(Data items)
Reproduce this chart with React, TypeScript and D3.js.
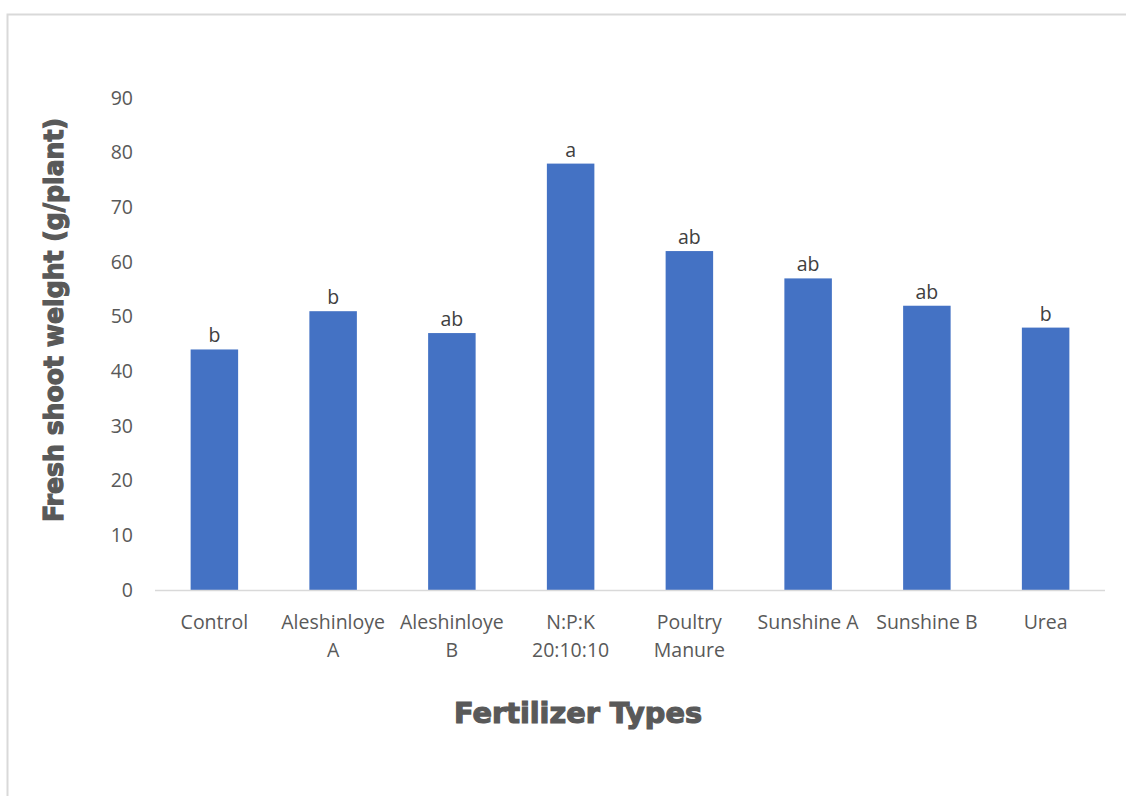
import React, { useRef, useEffect } from 'react';
import * as d3 from 'd3';

const categories = [
  ['Control'],
  ['Aleshinloye', 'A'],
  ['Aleshinloye', 'B'],
  ['N:P:K', '20:10:10'],
  ['Poultry', 'Manure'],
  ['Sunshine A'],
  ['Sunshine B'],
  ['Urea'],
];
const values = [44, 51, 47, 78, 62, 57, 52, 48];
const letters = ['b', 'b', 'ab', 'a', 'ab', 'ab', 'ab', 'b'];
const yTicks = [0, 10, 20, 30, 40, 50, 60, 70, 80, 90];

function App() {
  const ref = useRef<SVGSVGElement | null>(null);

  useEffect(() => {
    const width = 1126;
    const height = 796;
    const svg = d3.select(ref.current);
    svg.selectAll('*').remove();

    const font = 'Open Sans, Calibri, sans-serif';
    const heavy = '"DejaVu Sans", Arial Black, sans-serif';

    // chart frame
    svg.append('path')
      .attr('d', `M7.5,${height} L7.5,14.5 L${width},14.5`)
      .attr('fill', 'none')
      .attr('stroke', '#d9d9d9')
      .attr('stroke-width', 2);

    const ids = categories.map((c, i) => String(i));
    const x = d3.scaleBand()
      .domain(ids)
      .range([155, 1105])
      .paddingInner(0.6)
      .paddingOuter(0.3);

    const y = d3.scaleLinear()
      .domain([0, 90])
      .range([590, 98]);

    // y tick labels
    svg.append('g')
      .selectAll('text')
      .data(yTicks)
      .join('text')
      .attr('x', 133)
      .attr('y', d => y(d))
      .attr('dy', '0.35em')
      .attr('text-anchor', 'end')
      .attr('font-family', font)
      .attr('font-size', 19.5)
      .attr('fill', '#595959')
      .text(d => d);

    // bars
    svg.append('g')
      .selectAll('rect')
      .data(values)
      .join('rect')
      .attr('x', (d, i) => x(String(i)) as number)
      .attr('y', d => y(d))
      .attr('width', x.bandwidth())
      .attr('height', d => y(0) - y(d))
      .attr('fill', '#4472c4');

    // baseline
    svg.append('line')
      .attr('x1', 155)
      .attr('x2', 1105)
      .attr('y1', y(0) + 0.5)
      .attr('y2', y(0) + 0.5)
      .attr('stroke', '#d9d9d9')
      .attr('stroke-width', 1.5);

    // significance letters
    svg.append('g')
      .selectAll('text')
      .data(values)
      .join('text')
      .attr('x', (d, i) => (x(String(i)) as number) + x.bandwidth() / 2)
      .attr('y', d => y(d) - 7)
      .attr('text-anchor', 'middle')
      .attr('font-family', font)
      .attr('font-size', 19.5)
      .attr('fill', '#404040')
      .text((d, i) => letters[i]);

    // category labels
    const cat = svg.append('g')
      .selectAll('text')
      .data(categories)
      .join('text')
      .attr('x', (d, i) => (x(String(i)) as number) + x.bandwidth() / 2)
      .attr('y', 629)
      .attr('text-anchor', 'middle')
      .attr('font-family', font)
      .attr('font-size', 19.5)
      .attr('fill', '#595959');
    cat.selectAll('tspan')
      .data(d => d)
      .join('tspan')
      .attr('x', function () {
        return (this.parentNode as SVGTextElement).getAttribute('x');
      })
      .attr('dy', (d, i) => (i === 0 ? 0 : 28))
      .text(d => d);

    // axis titles
    svg.append('text')
      .attr('transform', 'translate(63,320) rotate(-90)')
      .attr('text-anchor', 'middle')
      .attr('font-family', heavy)
      .attr('font-weight', 900)
      .attr('font-size', 26)
      .attr('fill', '#595959')
      .attr('stroke', '#595959')
      .attr('stroke-width', 1.2)
      .attr('textLength', 404)
      .attr('lengthAdjust', 'spacingAndGlyphs')
      .text('Fresh shoot weight (g/plant)');

    svg.append('text')
      .attr('x', 578)
      .attr('y', 723)
      .attr('text-anchor', 'middle')
      .attr('font-family', heavy)
      .attr('font-weight', 900)
      .attr('font-size', 29)
      .attr('fill', '#595959')
      .attr('stroke', '#595959')
      .attr('stroke-width', 1.2)
      .attr('textLength', 248)
      .attr('lengthAdjust', 'spacingAndGlyphs')
      .text('Fertilizer Types');
  }, []);

  return (
    <svg
      ref={ref}
      width={1126}
      height={796}
      style={{ position: 'absolute', left: 0, top: 0, background: '#fff' }}
    />
  );
}

export default App;
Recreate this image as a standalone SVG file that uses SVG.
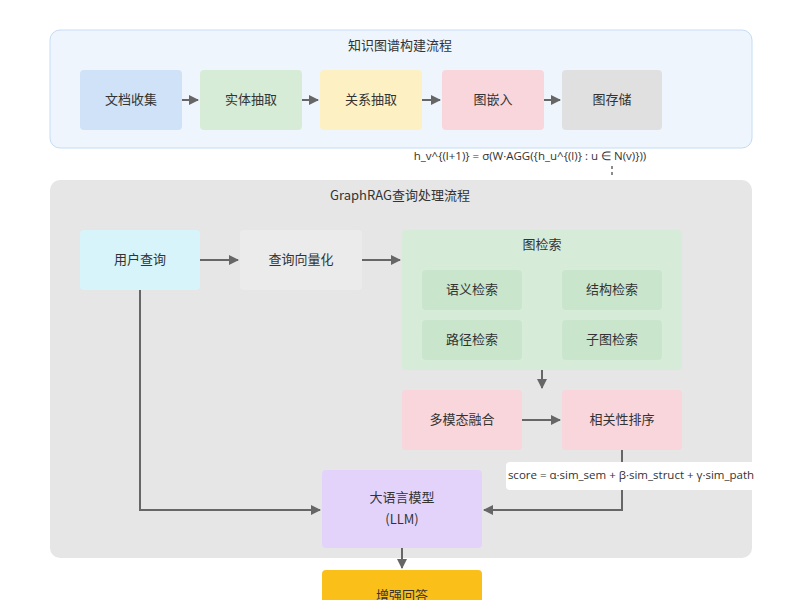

## Do this
Copy nothing but the lines from the first one in the listing through the line with "svg.selectAll('*').remove();", and omit the pictures.

## Problem solution
Reproduce this chart with React, TypeScript and D3.js.
import React, { useRef, useEffect } from 'react';
import * as d3 from 'd3';

const categories = [
  ['Control'],
  ['Aleshinloye', 'A'],
  ['Aleshinloye', 'B'],
  ['N:P:K', '20:10:10'],
  ['Poultry', 'Manure'],
  ['Sunshine A'],
  ['Sunshine B'],
  ['Urea'],
];
const values = [44, 51, 47, 78, 62, 57, 52, 48];
const letters = ['b', 'b', 'ab', 'a', 'ab', 'ab', 'ab', 'b'];
const yTicks = [0, 10, 20, 30, 40, 50, 60, 70, 80, 90];

function App() {
  const ref = useRef<SVGSVGElement | null>(null);

  useEffect(() => {
    const width = 1126;
    const height = 796;
    const svg = d3.select(ref.current);
    svg.selectAll('*').remove();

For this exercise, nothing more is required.